Consequences Beyond Recovery Attempts

When repossessed property is not recovered, several financial and credit implications follow. The lender will proceed with selling the repossessed property, typically at a public auction or private sale. The lender remains obligated to conduct this sale in a “commercially reasonable” manner, aiming to secure a fair market price for the asset. This is important because the sale proceeds directly impact the borrower’s remaining financial liability.

The funds generated from the sale are applied to the outstanding debt in a specific order: first to cover the costs associated with repossession, storage, and the sale itself, and then to reduce the principal loan balance. Often, the sale price does not cover the entire outstanding loan amount plus these additional expenses. This remaining difference is known as a “deficiency balance.”

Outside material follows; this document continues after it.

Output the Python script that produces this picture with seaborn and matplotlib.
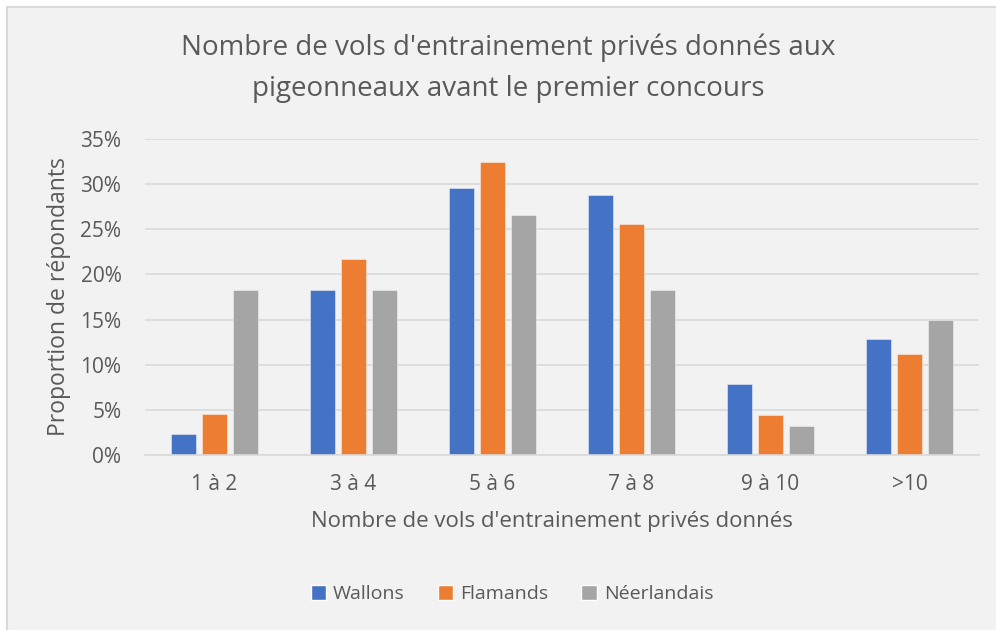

The borrower is typically responsible for paying this deficiency balance. Lenders can pursue collection efforts for this amount, which may include hiring debt collectors or filing a lawsuit to obtain a judgment against the borrower. Conversely, in rare cases, if the property sells for more than the total amount owed, including all costs, the borrower is entitled to receive the surplus funds. A repossession impacts a borrower’s credit. The event is reported to major credit bureaus, appearing as a negative mark on the credit report. This can significantly lower credit scores, potentially by 100 points or more. The repossession can remain on credit reports for up to seven years from the date of the first missed payment that led to the default. This negative mark can affect the borrower’s ability to obtain future loans, secure favorable interest rates, or impact insurance premiums and housing applications.